B. Mahkemece Bozmaya Uyularak Verilen Karar
Mudurnu Asliye Hukuk Mahkemesinin 19.09.2023 tarihli ve 2023/131 Esas, 2023/220 Karar sayılı kararıyla; tapusuz taşınmazlarda 01.04.1974 tarihli ve 1/2 sayılı İçtihadı Birleştirme Kararının uygulama yeri bulunmadığı gerekçesiyle davanın reddine karar verilmiştir.
VI. TEMYİZ
A. Temyiz Yoluna Başvuranlar
Bölge Adliye Mahkemesinin yukarıda belirtilen kararına karşı süresi içinde davacılar vekili temyiz başvurusunda bulunmuştur.
B. Temyiz Nedenleri
Davacılar vekili temyiz dilekçesinde özetle; davanın reddine dair verilen kararın usul ve yasaya aykırı olduğunu, murisin kadastro tutanakları kesinleştikten sonra 21.02.2010 tarihinde öldüğünü, müvekkillerinin dava hakkının ise bu tarihten sonra ortaya çıktığını, Yargıtay'ın benzer dosyada aynı nedenle ret kararı verilmesini isabetsiz bulduğunu, bu nedenle verilen kararın Daire içtihatları gereği bozulması gerektiğini, kadastro tutanakları incelendiğinde murisin davalıya taşınmazların tamamını hibe ettiğine ilişkin bir beyanı mevcut olmadığı gibi, davalı tarafça hibe edildiği iddiasının da ispatlanamadığını, dinlenilen tanıkların tamamı ve mahalli bilirkişilerin de davalıya taşınmazların bağış ya da satış sureti ile devredildiği konusunda bilgi sahibi olmadıklarını beyan ettikleri, muris muvazaası hususunun sabit olduğu gerekçesiyle kararın bozulmasına karar verilmesini talep etmiştir.
C. Gerekçe
1. Uyuşmazlık ve Hukuki Nitelendirme
Dava, muris muvazaası hukuki nedenine dayalı tapu iptali ve tescil istemine ilişkindir.
2. İlgili Hukuk
1. 01.04.1974 tarihli 1/2 sayılı İçtihadı Birleştirme Kararı;
2. Türk Medeni Kanunu'nun (TMK) 706., Türk Borçlar Kanunu'nun (TBK) 237. ve Tapu Kanunu'nun 26. maddeleri.
3. Değerlendirme
1. Dosya içeriğinden ve toplanan delillerden; dava konusu 101 ada 94, 96, 98, 135, 262, 143 ada 38, 102 ada 63, 109 ada 30, 117 ada 5, 127 ada 9 ve 10, 113 ada 14 parsel sayılı taşınmazların 2005 yılında yapılan kadastro tespiti ile kayıtsız şartsız hibe edildiği gerekçesiyle senetsizden davalı adına tespit gördüğü, tespitlerin 2006 yılında kesinleştiği, davacıların murisi ... ...'ın 21.02.2010 tarihinde öldüğü, geriye mirasçı olarak çocukları davacı ... ve ... ile dava dışı ... ve...'nin kaldığı, davalı ...'in murisin kızı...'nin eşi olduğu ve ...'in mirasçısı olmadığı anlaşılmıştır.

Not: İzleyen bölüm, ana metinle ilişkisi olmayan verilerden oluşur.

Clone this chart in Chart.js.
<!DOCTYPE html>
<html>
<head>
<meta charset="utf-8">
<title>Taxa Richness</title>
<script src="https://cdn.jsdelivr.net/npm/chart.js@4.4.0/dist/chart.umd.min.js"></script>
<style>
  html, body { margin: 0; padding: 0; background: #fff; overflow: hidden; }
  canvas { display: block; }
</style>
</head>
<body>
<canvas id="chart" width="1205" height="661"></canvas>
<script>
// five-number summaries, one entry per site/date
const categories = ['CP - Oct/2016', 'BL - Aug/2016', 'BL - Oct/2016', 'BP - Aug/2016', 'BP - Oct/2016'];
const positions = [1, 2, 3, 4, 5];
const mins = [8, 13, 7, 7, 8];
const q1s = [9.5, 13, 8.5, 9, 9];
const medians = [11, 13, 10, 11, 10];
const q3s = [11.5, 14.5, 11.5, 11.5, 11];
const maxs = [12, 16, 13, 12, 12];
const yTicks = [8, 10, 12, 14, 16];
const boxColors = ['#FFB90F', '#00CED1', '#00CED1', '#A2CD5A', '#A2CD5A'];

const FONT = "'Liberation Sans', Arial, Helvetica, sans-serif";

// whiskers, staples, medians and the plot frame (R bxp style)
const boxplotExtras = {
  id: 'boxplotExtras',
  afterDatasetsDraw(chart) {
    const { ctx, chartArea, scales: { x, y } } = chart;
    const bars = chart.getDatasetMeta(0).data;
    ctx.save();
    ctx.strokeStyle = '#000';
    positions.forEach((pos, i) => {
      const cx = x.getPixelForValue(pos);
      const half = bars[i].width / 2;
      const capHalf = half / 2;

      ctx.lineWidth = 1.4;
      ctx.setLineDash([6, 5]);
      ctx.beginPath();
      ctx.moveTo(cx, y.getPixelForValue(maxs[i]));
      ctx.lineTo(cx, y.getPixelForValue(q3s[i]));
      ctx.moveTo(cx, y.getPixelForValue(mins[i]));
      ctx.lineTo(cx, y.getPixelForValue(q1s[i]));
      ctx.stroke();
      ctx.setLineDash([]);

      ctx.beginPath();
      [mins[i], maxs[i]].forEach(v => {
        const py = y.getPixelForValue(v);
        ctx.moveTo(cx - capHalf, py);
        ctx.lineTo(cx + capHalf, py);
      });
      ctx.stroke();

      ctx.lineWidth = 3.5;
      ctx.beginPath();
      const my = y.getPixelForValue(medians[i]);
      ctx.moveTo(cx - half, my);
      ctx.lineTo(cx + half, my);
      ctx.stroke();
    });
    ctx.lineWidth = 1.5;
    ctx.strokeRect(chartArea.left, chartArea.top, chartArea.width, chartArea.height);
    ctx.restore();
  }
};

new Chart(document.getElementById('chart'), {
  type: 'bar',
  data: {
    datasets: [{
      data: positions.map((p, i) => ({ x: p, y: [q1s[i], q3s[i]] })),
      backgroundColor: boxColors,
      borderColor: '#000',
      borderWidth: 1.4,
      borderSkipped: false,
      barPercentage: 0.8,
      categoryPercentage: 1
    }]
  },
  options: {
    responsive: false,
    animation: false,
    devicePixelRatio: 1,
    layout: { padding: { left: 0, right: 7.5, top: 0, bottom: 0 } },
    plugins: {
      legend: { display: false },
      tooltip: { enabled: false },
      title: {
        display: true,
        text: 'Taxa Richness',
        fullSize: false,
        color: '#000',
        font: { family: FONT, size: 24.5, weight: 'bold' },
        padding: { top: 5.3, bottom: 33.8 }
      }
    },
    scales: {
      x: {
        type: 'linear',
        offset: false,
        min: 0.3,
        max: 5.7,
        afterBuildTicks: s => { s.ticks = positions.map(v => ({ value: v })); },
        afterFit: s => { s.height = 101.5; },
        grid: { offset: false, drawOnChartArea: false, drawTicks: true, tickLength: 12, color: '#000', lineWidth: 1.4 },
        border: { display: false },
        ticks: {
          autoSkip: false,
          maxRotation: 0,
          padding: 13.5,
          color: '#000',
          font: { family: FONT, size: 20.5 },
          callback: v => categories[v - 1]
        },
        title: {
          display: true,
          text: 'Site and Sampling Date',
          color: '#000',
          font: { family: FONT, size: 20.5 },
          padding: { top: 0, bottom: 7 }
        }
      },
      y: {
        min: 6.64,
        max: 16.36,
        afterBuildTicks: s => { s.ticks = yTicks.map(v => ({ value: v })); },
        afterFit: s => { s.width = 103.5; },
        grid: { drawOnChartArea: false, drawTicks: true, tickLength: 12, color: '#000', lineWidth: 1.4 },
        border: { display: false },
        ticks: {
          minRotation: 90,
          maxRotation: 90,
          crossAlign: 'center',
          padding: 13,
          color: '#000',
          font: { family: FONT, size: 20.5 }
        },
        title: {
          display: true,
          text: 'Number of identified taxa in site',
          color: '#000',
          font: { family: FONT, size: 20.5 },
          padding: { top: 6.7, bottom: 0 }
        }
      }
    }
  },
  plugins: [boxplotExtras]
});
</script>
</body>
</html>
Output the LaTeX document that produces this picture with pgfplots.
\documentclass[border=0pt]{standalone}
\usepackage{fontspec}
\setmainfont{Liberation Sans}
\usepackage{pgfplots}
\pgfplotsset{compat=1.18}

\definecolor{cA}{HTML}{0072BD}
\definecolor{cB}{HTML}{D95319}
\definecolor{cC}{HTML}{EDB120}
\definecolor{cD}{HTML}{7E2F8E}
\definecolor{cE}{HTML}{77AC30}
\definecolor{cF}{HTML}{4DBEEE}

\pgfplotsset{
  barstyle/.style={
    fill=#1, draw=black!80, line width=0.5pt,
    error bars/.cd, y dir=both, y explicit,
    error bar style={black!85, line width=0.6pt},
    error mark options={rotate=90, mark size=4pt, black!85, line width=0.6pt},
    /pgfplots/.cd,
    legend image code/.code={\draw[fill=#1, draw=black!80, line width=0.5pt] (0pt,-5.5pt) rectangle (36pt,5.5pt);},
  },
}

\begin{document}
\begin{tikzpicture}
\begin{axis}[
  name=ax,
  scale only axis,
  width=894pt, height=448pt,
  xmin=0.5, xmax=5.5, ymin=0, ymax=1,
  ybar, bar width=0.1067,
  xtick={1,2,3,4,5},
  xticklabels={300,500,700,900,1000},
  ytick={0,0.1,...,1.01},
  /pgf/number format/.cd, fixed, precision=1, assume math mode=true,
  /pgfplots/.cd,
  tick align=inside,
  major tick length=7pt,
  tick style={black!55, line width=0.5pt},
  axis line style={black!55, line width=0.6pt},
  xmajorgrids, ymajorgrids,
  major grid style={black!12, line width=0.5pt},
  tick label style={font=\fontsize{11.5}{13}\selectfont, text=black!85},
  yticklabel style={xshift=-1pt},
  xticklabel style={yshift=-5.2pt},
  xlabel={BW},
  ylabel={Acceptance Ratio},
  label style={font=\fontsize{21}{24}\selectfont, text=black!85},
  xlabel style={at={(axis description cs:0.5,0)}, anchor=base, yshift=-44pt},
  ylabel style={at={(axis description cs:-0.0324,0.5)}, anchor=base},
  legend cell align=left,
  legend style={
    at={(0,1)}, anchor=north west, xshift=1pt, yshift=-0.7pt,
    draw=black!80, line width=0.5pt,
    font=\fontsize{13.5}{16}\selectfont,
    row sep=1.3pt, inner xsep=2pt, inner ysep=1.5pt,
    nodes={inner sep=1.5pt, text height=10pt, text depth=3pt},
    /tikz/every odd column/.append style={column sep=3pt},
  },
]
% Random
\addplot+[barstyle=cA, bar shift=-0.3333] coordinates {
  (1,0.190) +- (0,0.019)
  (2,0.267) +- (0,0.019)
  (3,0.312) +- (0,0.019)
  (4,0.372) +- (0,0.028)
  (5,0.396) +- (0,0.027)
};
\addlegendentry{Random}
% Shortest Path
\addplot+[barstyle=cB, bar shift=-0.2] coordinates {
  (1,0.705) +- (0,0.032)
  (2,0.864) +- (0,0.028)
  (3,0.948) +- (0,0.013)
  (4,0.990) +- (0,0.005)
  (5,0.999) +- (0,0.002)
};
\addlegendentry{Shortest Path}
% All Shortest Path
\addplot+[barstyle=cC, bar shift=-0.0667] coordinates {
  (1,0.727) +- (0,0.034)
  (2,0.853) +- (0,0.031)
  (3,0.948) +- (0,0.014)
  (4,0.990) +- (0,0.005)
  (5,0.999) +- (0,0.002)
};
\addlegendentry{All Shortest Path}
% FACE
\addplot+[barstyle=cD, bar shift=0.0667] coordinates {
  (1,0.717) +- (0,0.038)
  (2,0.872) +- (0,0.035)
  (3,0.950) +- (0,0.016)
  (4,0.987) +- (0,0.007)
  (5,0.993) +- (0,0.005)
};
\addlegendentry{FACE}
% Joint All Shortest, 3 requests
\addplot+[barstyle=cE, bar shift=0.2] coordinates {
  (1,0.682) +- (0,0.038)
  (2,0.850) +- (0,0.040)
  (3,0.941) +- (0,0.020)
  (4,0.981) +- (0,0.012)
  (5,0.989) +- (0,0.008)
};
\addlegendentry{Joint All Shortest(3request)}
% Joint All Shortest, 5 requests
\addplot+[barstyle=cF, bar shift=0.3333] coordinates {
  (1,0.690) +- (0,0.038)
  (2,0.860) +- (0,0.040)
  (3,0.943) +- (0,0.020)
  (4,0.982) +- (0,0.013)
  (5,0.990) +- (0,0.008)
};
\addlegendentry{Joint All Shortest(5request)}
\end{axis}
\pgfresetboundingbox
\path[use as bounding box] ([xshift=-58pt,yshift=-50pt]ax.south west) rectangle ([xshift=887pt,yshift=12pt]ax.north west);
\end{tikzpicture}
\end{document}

2. Temyizen incelenen nihai kararların bozulması, 6100 sayılı HMK'nın geçici 3/2. maddesinin yollamasıyla davada uygulanması gereken 1086 sayılı HUMK'un 428. maddesindeki sebeplerin varlığı halinde mümkündür.

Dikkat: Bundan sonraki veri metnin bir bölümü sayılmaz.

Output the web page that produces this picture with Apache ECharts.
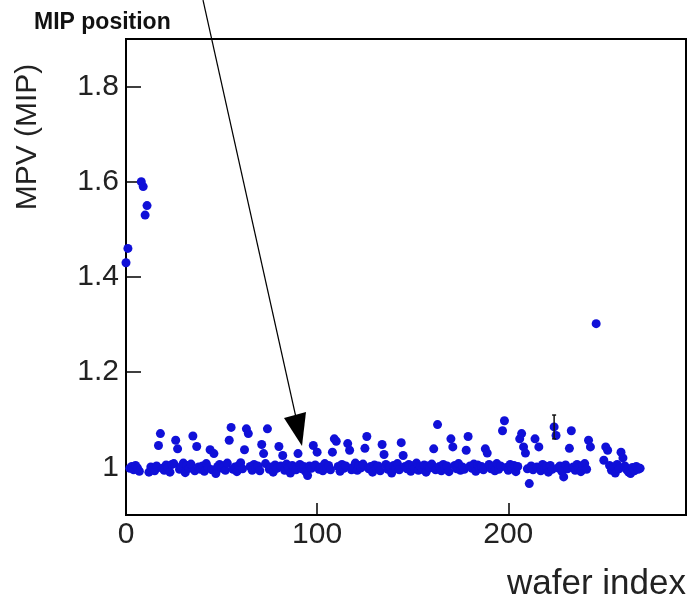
<!DOCTYPE html>
<html>
<head>
<meta charset="utf-8">
<script src="https://cdn.jsdelivr.net/npm/echarts@6/dist/echarts.min.js"></script>
<style>html,body{margin:0;padding:0;background:#fff}#c{width:692px;height:604px}</style>
</head>
<body>
<div id="c"></div>
<script>
// MPV per wafer index (0..269); null = no point visible
var mpv = [
  1.43, 1.46, 0.998, 1.002, 0.995, 1.004, 0.999, 0.992, 1.60, 1.59,
  1.53, 1.55, 0.990, 1.001, 0.996, 0.993, 1.003, 1.046, 1.071, 0.998,
  0.994, 1.005, 1.000, 0.990, 1.006, 1.008, 1.057, 1.039, 0.996, 1.002,
  1.009, 0.989, 1.004, 0.998, 1.007, 1.066, 0.993, 1.044, 1.001, 0.996,
  1.003, 0.992, 1.008, 0.999, 1.037, 0.995, 1.029, 0.987, 1.002, 1.006,
  0.998, 1.003, 0.994, 1.009, 1.057, 1.084, 0.996, 1.001, 0.991, 1.004,
  1.010, 0.997, 1.037, 1.081, 1.071, 1.002, 0.994, 1.006, 0.999, 1.003,
  0.993, 1.048, 1.029, 1.008, 1.081, 0.996, 1.001, 0.990, 1.005, 0.998,
  1.044, 1.003, 1.025, 0.994, 1.007, 0.999, 0.988, 1.004, 1.000, 0.995,
  1.029, 1.006, 0.997, 1.002, 0.991, 0.983, 1.003, 0.998, 1.046, 1.005,
  1.032, 0.996, 1.001, 0.993, 1.008, 0.999, 1.004, 0.995, 1.032, 1.060,
  1.055, 1.002, 0.992, 1.006, 0.998, 1.003, 1.050, 1.036, 0.995, 1.001,
  1.009, 0.994, 1.004, 0.999, 1.007, 1.040, 1.065, 0.997, 1.002, 0.990,
  1.005, 0.998, 1.003, 0.993, 1.048, 1.027, 1.006, 0.996, 1.001, 0.988,
  1.004, 0.999, 1.008, 0.995, 1.052, 1.025, 1.002, 0.997, 1.006, 0.992,
  1.003, 0.998, 1.009, 0.994, 1.001, 0.996, 1.005, 0.990, 1.003, 0.999,
  1.007, 1.039, 0.995, 1.090, 1.002, 0.993, 1.006, 0.998, 1.003, 0.991,
  1.060, 1.043, 1.004, 0.997, 1.008, 0.994, 1.001, 0.996, 1.036, 1.065,
  1.003, 0.998, 1.007, 0.992, 1.005, 0.999, 1.002, 0.995, 1.039, 1.030,
  1.006, 0.997, 1.001, 0.993, 1.008, 0.996, 1.003, 1.077, 1.098, 1.000,
  0.994, 1.006, 0.998, 1.004, 0.991, 1.002, 1.060, 1.071, 1.043, 1.030,
  0.997, 0.966, 1.003, 0.995, 1.060, 1.001, 1.043, 0.993, 1.006, 0.998,
  1.002, 0.990, 1.004, 0.996, 1.085, 1.067, 0.999, 1.003, 0.992, 0.980,
  1.005, 0.997, 1.040, 1.077, 1.001, 0.994, 1.006, 0.998, 0.991, 1.004,
  1.008, 0.996, 1.057, 1.043, null, null, 1.302, null, null, null,
  1.015, 1.043, 1.036, 1.004, 0.994, 1.001, 0.988, 1.006, 0.997, 1.032,
  1.020, 1.003, 0.995, 0.990, 0.987, 1.000, 0.993, 1.002, 0.996, 0.998
];
// error bar (only one visible)
var errIndex = [224];
var errLow = [1.060];
var errHigh = [1.110];
var xTicks = [0, 100, 200];
var yTicks = [1.0, 1.2, 1.4, 1.6, 1.8];

var points = [];
for (var i = 0; i < mpv.length; i++) if (mpv[i] !== null) points.push([i, mpv[i]]);
var errData = errIndex.map(function (x, k) { return [x, errLow[k], errHigh[k]]; });

var chart = echarts.init(document.getElementById('c'));
var font = 'Liberation Sans, Arial, sans-serif';
chart.setOption({
  animation: false,
  backgroundColor: '#fff',
  title: {
    text: 'MIP position', left: 29, top: 6,
    textStyle: { fontFamily: font, fontSize: 23, fontWeight: 'bold', color: '#111' }
  },
  grid: { left: 126, right: 6, top: 39, bottom: 89, show: true, borderColor: '#000', borderWidth: 2 },
  xAxis: {
    type: 'value', min: 0, max: 293,
    axisLine: { show: true, lineStyle: { color: '#000', width: 2 } },
    axisTick: { show: true, inside: true, length: 12, customValues: xTicks, lineStyle: { color: '#000', width: 1.5 } },
    axisLabel: { customValues: xTicks, fontFamily: font, fontSize: 30, color: '#222', margin: 5 },
    splitLine: { show: false }
  },
  yAxis: {
    type: 'value', min: 0.9, max: 1.9,
    axisLine: { show: true, lineStyle: { color: '#000', width: 2 } },
    axisTick: { show: true, inside: true, length: 15, customValues: yTicks, lineStyle: { color: '#000', width: 1.5 } },
    axisLabel: { customValues: yTicks, fontFamily: font, fontSize: 30, color: '#222', margin: 7 },
    splitLine: { show: false }
  },
  graphic: [
    { type: 'text', x: 28, y: 137, rotation: Math.PI / 2,
      style: { text: 'MPV (MIP)', fontFamily: font, fontSize: 30, fill: '#222', textAlign: 'center', textVerticalAlign: 'middle' } },
    { type: 'text', x: 686, y: 584,
      style: { text: 'wafer index', fontFamily: font, fontSize: 35, fill: '#222', textAlign: 'right', textVerticalAlign: 'middle' } },
    { type: 'line', z: 100, shape: { x1: 203, y1: 0, x2: 297, y2: 422 }, style: { stroke: '#000', lineWidth: 1.2 } },
    { type: 'polygon', z: 100, shape: { points: [[284, 418], [306, 412], [302, 446]] }, style: { fill: '#000' } }
  ],
  series: [
    {
      type: 'scatter', data: points, symbol: 'circle', symbolSize: 9,
      itemStyle: { color: '#1010d8', opacity: 1 }, z: 3
    },
    {
      type: 'custom', data: errData, z: 4,
      renderItem: function (params, api) {
        var x = api.coord([api.value(0), api.value(1)])[0];
        var lo = api.coord([api.value(0), api.value(1)])[1];
        var hi = api.coord([api.value(0), api.value(2)])[1];
        var st = { stroke: '#111', lineWidth: 1.5 };
        return { type: 'group', children: [
          { type: 'line', shape: { x1: x, y1: lo, x2: x, y2: hi }, style: st },
          { type: 'line', shape: { x1: x - 2, y1: lo, x2: x + 2, y2: lo }, style: st },
          { type: 'line', shape: { x1: x - 2, y1: hi, x2: x + 2, y2: hi }, style: st }
        ] };
      }
    }
  ]
});
</script>
</body>
</html>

3. Temyizen incelenen kararın bozmaya uygun olduğu, kararda ve kararın gerekçesinde hukuk kurallarının somut olaya uygulanmasında bir isabetsizlik bulunmadığı, bozmaya uyulmakla karşı taraf yararına kazanılmış hak durumunu oluşturan yönlerin ise yeniden incelenmesine hukukça imkân bulunmadığı anlaşılmakla davacılar vekilinin temyiz dilekçesinde ileri sürülen nedenler kararın bozulmasını gerektirecek nitelikte görülmemiştir.
VII. KARAR
Açıklanan sebeplerle;
Davacılar vekilinin vekilinin yerinde bulunmayan temyiz itirazlarının reddiyle usul ve yasaya ve bozma kararının gerekçelerine uygun olan kararın ONANMASINA,
Aşağıda yazılı 157,75 TL bakiye onama harcının temyiz eden davacılardan alınmasına,
Dosyanın Mahkemesine gönderilmesine,
1086 sayılı HUMK'un 440/III-1. maddesi uyarınca karar düzeltme yolu kapalı olmak üzere,
08.10.2024 tarihinde oy birliği ile karar verildi.